What happens when we sit too long? We end up developing posture problems. The fascia, tissue that connects individual muscles into a network, begins to “set” when we stay in one position for too long (our bodies adapt to what we do most often). This can cause lower back pain. Weak gluteal muscles push the pelvis forward, putting stress on the spine, which also makes the belly protrude.
Did you know that sitting makes you fatter? Standing can burn up to 60 calories per minute while calorie burn drops to about 1 calorie per minute when sitting. The electrical activity in our legand gluteal muscles shuts off. Next, our gluteal muscles become lazy and quit firing which burns fewer calories. Our fat burning enzymes drop by 90% and HDL, “good” cholesterol, drops by 20%. Also, insulin effectiveness drops by 24%, increasing our risk for type 2 diabetes.
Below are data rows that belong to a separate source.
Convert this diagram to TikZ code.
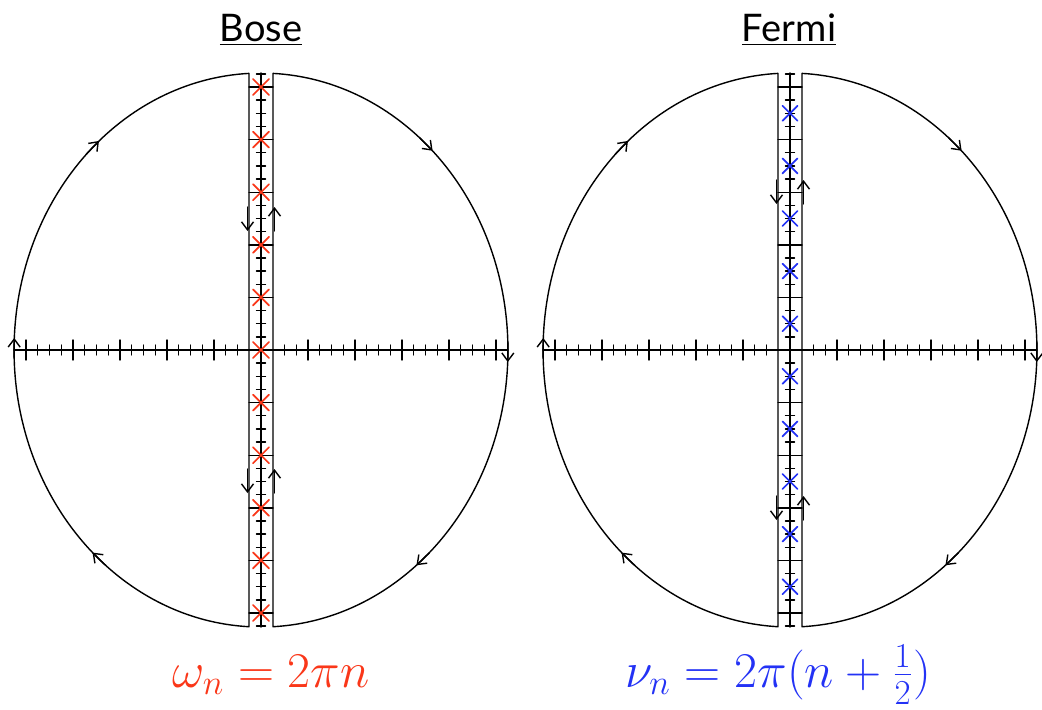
\documentclass[tikz,border=0pt]{standalone}
\usepackage{fix-cm}
\usepackage{fontspec}
\setsansfont{Lato}
\usetikzlibrary{arrows.meta}
\definecolor{boseRed}{RGB}{250,55,25}
\definecolor{fermiBlue}{RGB}{35,50,245}
\begin{document}
\begin{tikzpicture}[x=0.5pt, y=0.5pt, line width=0.7pt, line join=round, line cap=round,
    >={Straight Barb[length=4pt,width=6pt]},
    title/.style={font=\sffamily\fontsize{19}{23}\selectfont, anchor=base},
    formula/.style={font=\fontsize{25}{30}\selectfont, anchor=base},
    polemark/.style={line width=0.85pt}]
  \useasboundingbox (0,0) rectangle (1042,709);
  % Hai mặt phẳng phức: Bose (trái) và Fermi (phải)
  \foreach \cx/\ya/\yb in {261/143/119, 790/170/146} {
    \begin{scope}[shift={(\cx,359)}]
      % Hai nửa đường bao
      \draw (-12,276.7) -- (-12,-276.7) arc (267.2:92.8:247 and 277);
      \draw (12,276.7) -- (12,-276.7) arc (-87.2:87.2:247 and 277);
      % Các trục
      \draw (0,-277) -- (0,277);
      \draw (-247,0) -- (247,0);
      % Vạch chia trên trục đứng
      \foreach \j in {-21,...,21}
        \draw (-4.5,\j*13.15) -- (4.5,\j*13.15);
      \foreach \k in {-5,...,5}
        \draw (-12,\k*52.6) -- (12,\k*52.6);
      % Vạch chia trên trục ngang
      \foreach \k in {2,...,20}
        \draw (\k*11.75,-5) -- (\k*11.75,5) (-\k*11.75,-5) -- (-\k*11.75,5);
      \foreach \k in {4,8,...,20}
        \draw (\k*11.75,-10) -- (\k*11.75,10) (-\k*11.75,-10) -- (-\k*11.75,10);
      % Mũi tên chiều đi trên đường bao
      \foreach \t in {227,177.5,131,46,-2.5,-51}
        \draw[->] (\t+4:247 and 277) -- (\t:247 and 277);
      \draw[->] (-13.5,\ya) -- (-13.5,\yb);
      \draw[->] (13.5,\yb) -- (13.5,\ya);
      \draw[->] (-13.5,-\yb) -- (-13.5,-\ya);
      \draw[->] (13.5,-\ya) -- (13.5,-\yb);
    \end{scope}
  }
  % Các cực
  \foreach \k in {-5,...,5}
    \draw[boseRed, polemark] (261,359+\k*52.6) ++(-8,-8) -- ++(16,16) ++(-16,0) -- ++(16,-16);
  \foreach \k in {-5,...,4}
    \draw[fermiBlue, polemark] (790,{359+(\k+0.5)*52.6}) ++(-7.5,-7.5) -- ++(15,15) ++(-15,0) -- ++(15,-15);
  % Tiêu đề và công thức
  \node[title] (boseTitle) at (261,668) {\underline{Bose}};
  \node[title] (fermiTitle) at (789,668) {\underline{Fermi}};
  \node[formula, boseRed] (boseFormula) at (271,22) {$\omega_n = 2\pi n$};
  \node[formula, fermiBlue] (fermiFormula) at (778,22) {$\nu_n = 2\pi(n+\frac{1}{2})$};
\end{tikzpicture}
\end{document}
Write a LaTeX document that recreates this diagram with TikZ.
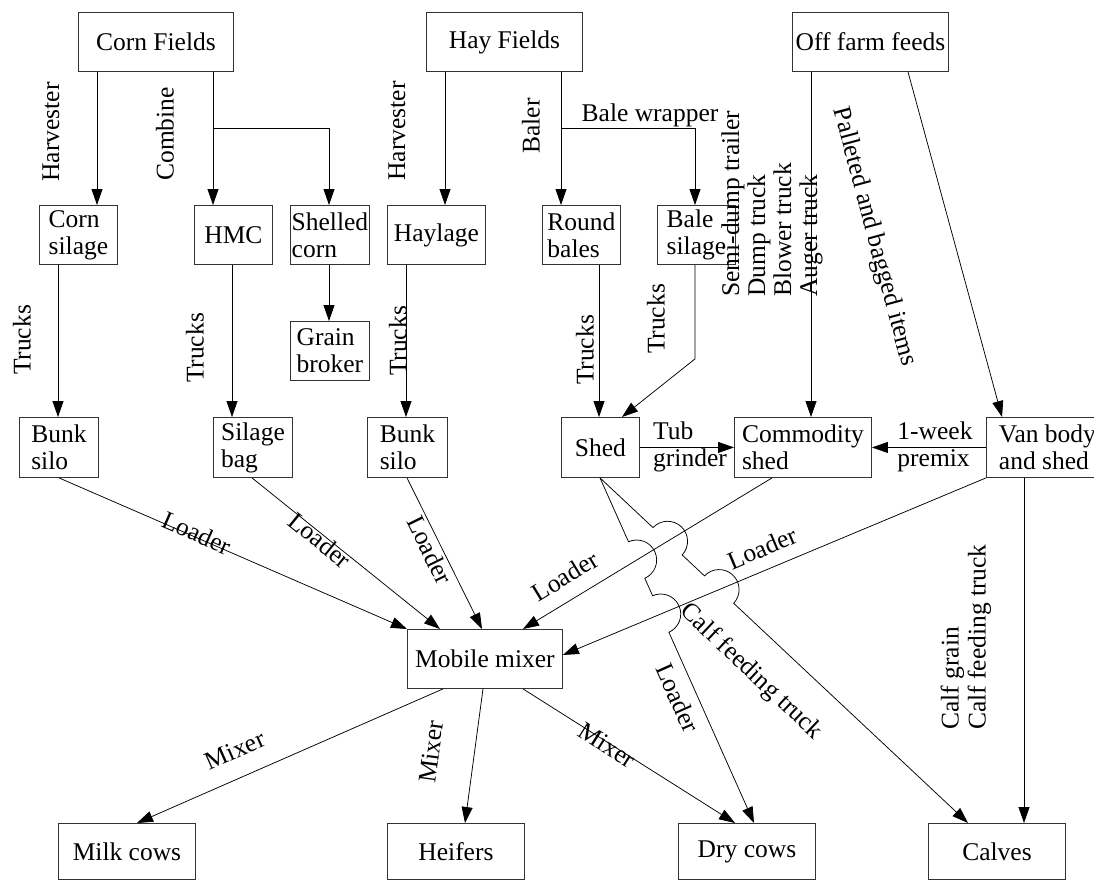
\documentclass[tikz,border=0pt]{standalone}
\usepackage{fontspec}
\setmainfont{Liberation Serif}
\usetikzlibrary{arrows.meta,calc,intersections}
\newcommand\dgfont{\fontsize{25.5}{27}\selectfont}
\newcommand\dgfonttight{\fontsize{25.5}{26}\selectfont}
\begin{document}
\begin{tikzpicture}[x=1pt,y=-1pt,
  box/.style={draw=black!80, line width=0.9pt, inner sep=0pt, font=\dgfont, align=left, anchor=north west},
  conn/.style={draw=black, line width=0.75pt, -{Triangle[length=16pt,width=11pt]}},
  lbl/.style={font=\dgfont, inner sep=0pt}]
\useasboundingbox (0,0) rectangle (1094,880);

% boxes
\node[box, minimum width=155pt, minimum height=59pt] (cornF) at (78,12) {Corn Fields};
\node[box, minimum width=156pt, minimum height=59pt] (hayF) at (426,12) {Hay Fields};
\node[box, minimum width=156pt, minimum height=59pt] (offF) at (792,12) {Off farm feeds};
\node[box, minimum width=78pt, minimum height=59pt] (cornS) at (39,205) {Corn\\silage};
\node[box, minimum width=78pt, minimum height=59pt] (hmc) at (194,205) {HMC};
\node[box, minimum width=79pt, minimum height=59pt] (shelled) at (290,205) {Shelled\\corn};
\node[box, minimum width=98pt, minimum height=59pt] (haylage) at (387,205) {Haylage};
\node[box, minimum width=78pt, minimum height=59pt] (round) at (542,205) {Round\\bales};
\node[box, minimum width=78pt, minimum height=59pt] (balesil) at (657,205) {Bale\\silage};
\node[box, minimum width=79pt, minimum height=59pt] (grain) at (290,321) {Grain\\broker};
\node[box, minimum width=79pt, minimum height=60pt] (bunk1) at (19,417) {Bunk\\silo};
\node[box, minimum width=79pt, minimum height=60pt] (bag) at (213,417) {Silage\\bag};
\node[box, minimum width=80pt, minimum height=60pt] (bunk2) at (367,417) {Bunk\\silo};
\node[box, minimum width=78pt, minimum height=60pt] (shed) at (561,417) {Shed};
\node[box, minimum width=137pt, minimum height=60pt] (comm) at (734,417) {Commodity\\shed};
\node[box, minimum width=122pt, minimum height=60pt] (van) at (986,417) {Van body\\and shed};
\node[box, minimum width=155pt, minimum height=59pt] (mixer) at (407,629) {Mobile mixer};
\node[box, minimum width=137pt, minimum height=56pt] (milk) at (58,823) {Milk cows};
\node[box, minimum width=137pt, minimum height=56pt] (heifers) at (387,823) {Heifers};
\node[box, minimum width=137pt, minimum height=56pt] (dry) at (678,823) {Dry cows};
\node[box, minimum width=137pt, minimum height=56pt] (calves) at (928,823) {Calves};

% connectors
\draw[conn] ([xshift=19pt]cornF.south west) -- ([xshift=58pt]cornS.north west);
\draw[conn] ([xshift=135pt]cornF.south west) -- ([xshift=19pt]hmc.north west);
\coordinate (cbr) at ([xshift=135pt,yshift=-56pt]cornF.south west);
\draw[conn] (cbr) -| ([xshift=39pt]shelled.north west);
\draw[conn] ([xshift=39pt]shelled.south west) -- ([xshift=39pt]grain.north west);
\draw[conn] ([xshift=19pt]hayF.south west) -- ([xshift=58pt]haylage.north west);
\draw[conn] ([xshift=135pt]hayF.south west) -- ([xshift=19pt]round.north west);
\coordinate (hbr) at ([xshift=135pt,yshift=-56pt]hayF.south west);
\draw[conn] (hbr) -| ([xshift=38pt]balesil.north west);
\draw[conn] ([xshift=19pt]offF.south west) -- ([xshift=77pt]comm.north west);
\draw[conn] ([xshift=116pt]offF.south west) -- ([xshift=16pt]van.north west);
\draw[conn] ([xshift=19pt]cornS.south west) -- ([xshift=39pt]bunk1.north west);
\draw[conn] ([xshift=38pt]hmc.south west) -- ([xshift=19pt]bag.north west);
\draw[conn] ([xshift=19pt]haylage.south west) -- ([xshift=39pt]bunk2.north west);
\draw[conn] ([xshift=57pt]round.south west) -- ([xshift=38pt]shed.north west);
\draw[conn] ([xshift=38pt]balesil.south west) -- ++(0,94) -- ([xshift=61pt]shed.north west);
\draw[conn] (shed.east) -- (comm.west);
\draw[conn] (van.west) -- (comm.east);
\draw[conn] ([xshift=40pt]bunk1.south west) -- (mixer.north west);
\draw[conn] ([xshift=39pt]bag.south west) -- ([xshift=33pt]mixer.north west);
\draw[conn] ([xshift=40pt]bunk2.south west) -- ([xshift=75pt]mixer.north west);
\draw[conn, name path=cm] ([xshift=38pt]comm.south west) -- ([xshift=116pt]mixer.north west);
\draw[conn, name path=vm] (van.south west) -- ([yshift=4pt]mixer.east);
\draw[conn] ([xshift=36pt]mixer.south west) -- ([xshift=79pt]milk.north west);
\draw[conn] ([xshift=76pt]mixer.south west) -- ([xshift=78pt]heifers.north west);
\draw[conn] ([xshift=116pt]mixer.south west) -- ([xshift=57pt]dry.north west);
\draw[conn] ([xshift=38pt]van.south west) -- ([xshift=96pt]calves.north west);

% lines from the shed with hops
\coordinate (sdA) at ([xshift=39pt]shed.south west);
\coordinate (sdB) at ([xshift=76pt]dry.north west);
\coordinate (scB) at ([xshift=40pt]calves.north west);
\path[name path=sd] (sdA) -- (sdB);
\path[name path=sc] (sdA) -- (scB);
\path[name intersections={of=sd and cm, by=h1}];
\path[name intersections={of=sd and vm, by=h2}];
\path[name intersections={of=sc and cm, by=h3}];
\path[name intersections={of=sc and vm, by=h4}];
\coordinate (h1s) at ($(h1)!20pt!(sdA)$);
\coordinate (h1e) at ($(h1)!20pt!(sdB)$);
\coordinate (h1p) at ($(h1)!20pt!90:(sdB)$);
\coordinate (h2s) at ($(h2)!20pt!(sdA)$);
\coordinate (h2e) at ($(h2)!20pt!(sdB)$);
\coordinate (h2p) at ($(h2)!20pt!90:(sdB)$);
\coordinate (h3s) at ($(h3)!20pt!(sdA)$);
\coordinate (h3e) at ($(h3)!20pt!(scB)$);
\coordinate (h3p) at ($(h3)!20pt!90:(scB)$);
\coordinate (h4s) at ($(h4)!20pt!(sdA)$);
\coordinate (h4e) at ($(h4)!20pt!(scB)$);
\coordinate (h4p) at ($(h4)!20pt!90:(scB)$);
\draw[conn] (sdA) -- (h1s)
  .. controls ($(h1s)+0.5523*(h1p)-0.5523*(h1)$) and ($(h1p)+0.5523*(h1s)-0.5523*(h1)$) .. (h1p)
  .. controls ($(h1p)+0.5523*(h1e)-0.5523*(h1)$) and ($(h1e)+0.5523*(h1p)-0.5523*(h1)$) .. (h1e)
  -- (h2s)
  .. controls ($(h2s)+0.5523*(h2p)-0.5523*(h2)$) and ($(h2p)+0.5523*(h2s)-0.5523*(h2)$) .. (h2p)
  .. controls ($(h2p)+0.5523*(h2e)-0.5523*(h2)$) and ($(h2e)+0.5523*(h2p)-0.5523*(h2)$) .. (h2e)
  -- (sdB);
\draw[conn] (sdA) -- (h3s)
  .. controls ($(h3s)+0.5523*(h3p)-0.5523*(h3)$) and ($(h3p)+0.5523*(h3s)-0.5523*(h3)$) .. (h3p)
  .. controls ($(h3p)+0.5523*(h3e)-0.5523*(h3)$) and ($(h3e)+0.5523*(h3p)-0.5523*(h3)$) .. (h3e)
  -- (h4s)
  .. controls ($(h4s)+0.5523*(h4p)-0.5523*(h4)$) and ($(h4p)+0.5523*(h4s)-0.5523*(h4)$) .. (h4p)
  .. controls ($(h4p)+0.5523*(h4e)-0.5523*(h4)$) and ($(h4e)+0.5523*(h4p)-0.5523*(h4)$) .. (h4e)
  -- (scB);

% labels
\node[lbl, rotate=90] (lHv1) at (51,132) {Harvester};
\node[lbl, rotate=90] (lCb) at (165,134) {Combine};
\node[lbl, rotate=90] (lHv2) at (397,131) {Harvester};
\node[lbl, rotate=90] (lBl) at (531,126) {Baler};
\node[lbl] (lBw) at (650,115) {Bale wrapper};
\node[lbl, rotate=90, anchor=west, align=left, font=\dgfonttight] (lTr) at (772,297) {Semi-dump trailer\\Dump truck\\Blower truck\\Auger truck};
\node[lbl, rotate=-75] (lPb) at (874,237) {Palleted and bagged items};
\node[lbl, rotate=90] (lT1) at (22,340) {Trucks};
\node[lbl, rotate=90] (lT2) at (195,348) {Trucks};
\node[lbl, rotate=90] (lT3) at (398,341) {Trucks};
\node[lbl, rotate=90] (lT4) at (585,350) {Trucks};
\node[lbl, rotate=90] (lT5) at (656,319) {Trucks};
\node[lbl, align=left] (lTg) at (690,447) {Tub\\grinder};
\node[lbl, align=left] (lPm) at (935,447) {1-week\\premix};
\node[lbl, rotate=-23.8] (lL1) at (197,533) {Loader};
\node[lbl, rotate=-39] (lL2) at (320,540) {Loader};
\node[lbl, rotate=-63.7] (lL3) at (430,550) {Loader};
\node[lbl, rotate=31.4] (lL4) at (565,576) {Loader};
\node[lbl, rotate=22.8] (lL5) at (762,548) {Loader};
\node[lbl, rotate=-66] (lL6) at (678,698) {Loader};
\node[lbl, rotate=-43.3] (lCf) at (751,672) {Calf feeding truck};
\node[lbl, rotate=90, anchor=west, align=left] (lCg) at (966,730) {Calf grain\\Calf feeding truck};
\node[lbl, rotate=23.8] (lM1) at (235,750) {Mixer};
\node[lbl, rotate=82.4] (lM2) at (431,752) {Mixer};
\node[lbl, rotate=-32.5] (lM3) at (607,745) {Mixer};
\end{tikzpicture}
\end{document}
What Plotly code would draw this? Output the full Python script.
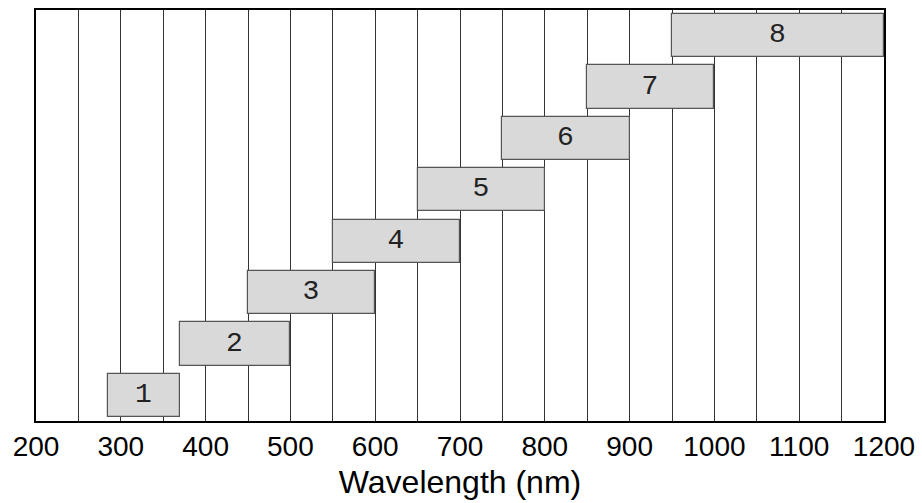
import plotly.graph_objects as go

# Wavelength bands covered by each channel (nm)
band_labels = ["1", "2", "3", "4", "5", "6", "7", "8"]
band_start = [285, 370, 450, 550, 650, 750, 850, 950]
band_end = [370, 500, 600, 700, 800, 900, 1000, 1200]

# x-axis tick positions / labels (grid every 50 nm, labels every 100 nm)
grid_vals = list(range(200, 1201, 50))
grid_text = [str(v) if v % 100 == 0 else "" for v in grid_vals]

rows = [i + 0.5 for i in range(len(band_labels))]
widths = [e - s for s, e in zip(band_start, band_end)]

fig = go.Figure()
fig.add_trace(go.Bar(
    orientation="h",
    y=rows,
    x=widths,
    base=band_start,
    width=0.84,
    text=band_labels,
    textposition="inside",
    insidetextanchor="middle",
    textangle=0,
    constraintext="none",
    textfont=dict(family="Liberation Mono", size=28, color="#222222"),
    marker=dict(color="#d9d9d9", line=dict(color="#555555", width=1.2)),
    hoverinfo="skip",
    showlegend=False,
))

fig.update_layout(
    width=922,
    height=503,
    margin=dict(l=36, r=38, t=10, b=82, autoexpand=False),
    paper_bgcolor="white",
    plot_bgcolor="white",
    bargap=0,
    xaxis=dict(
        range=[200, 1200],
        tickvals=grid_vals,
        ticktext=grid_text,
        ticks="",
        showgrid=True,
        gridcolor="#333333",
        gridwidth=1,
        showline=True,
        linecolor="black",
        linewidth=1.5,
        mirror=True,
        zeroline=False,
        tickfont=dict(family="Liberation Sans", size=28, color="black"),
        title=dict(text="Wavelength (nm)",
                   font=dict(family="Liberation Sans", size=32, color="black"),
                   standoff=9),
        automargin=False,
    ),
    yaxis=dict(
        range=[0, 8],
        showticklabels=False,
        ticks="",
        showgrid=False,
        zeroline=False,
        showline=True,
        linecolor="black",
        linewidth=1.5,
        mirror=True,
        automargin=False,
    ),
)

fig.write_html("out.html")
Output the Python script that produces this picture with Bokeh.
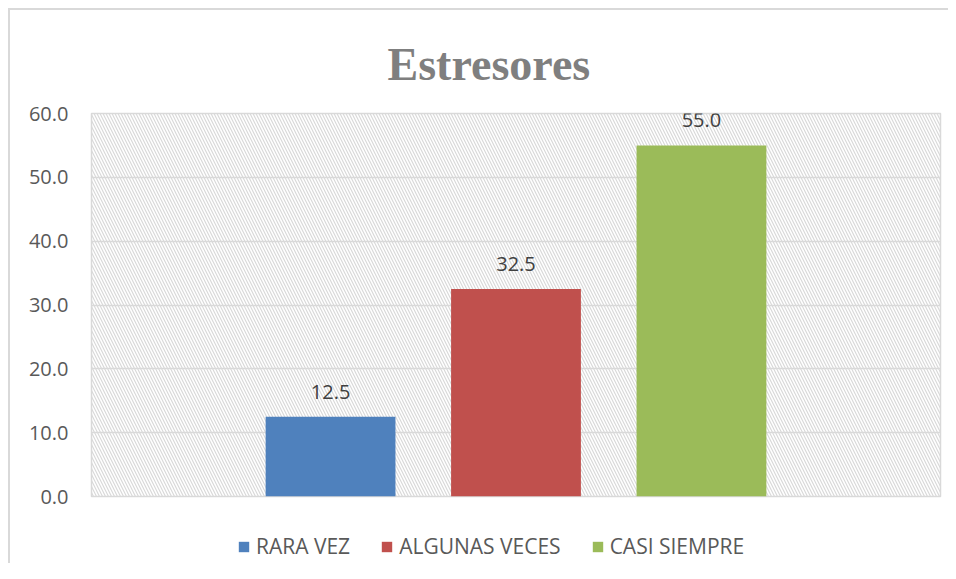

What about exercise? Exercise is essential for overall health and wellness, but it is not the antidote for sitting too long any more than jogging offsets the effects of smoking. We must get up and move throughout the day. Taking regular activity breaks can help us have up to a 4.1cm smaller waist line than people who do not take activity breaks.
Take a look at these 7 ways to fit quick and painless activity into your day:
- Stand up when talking on the phone.
- If you are sending a long email to someone in your office, get up and deliver it in-person.
- Set an alarm on your computer or phone to remind you to get up.
- Drink water throughout the day. This ensures you will get up at least once an hour to use the restroom.
- Take the stairs whenever possible.
- Walk around the building, parking lot or block before you get in your car to drive home.
- Take a walk at lunch, even a quick 10 minutes can make a big difference.
If you are really serious about increasing your activity, ask your boss for a treadmill desk or make your own!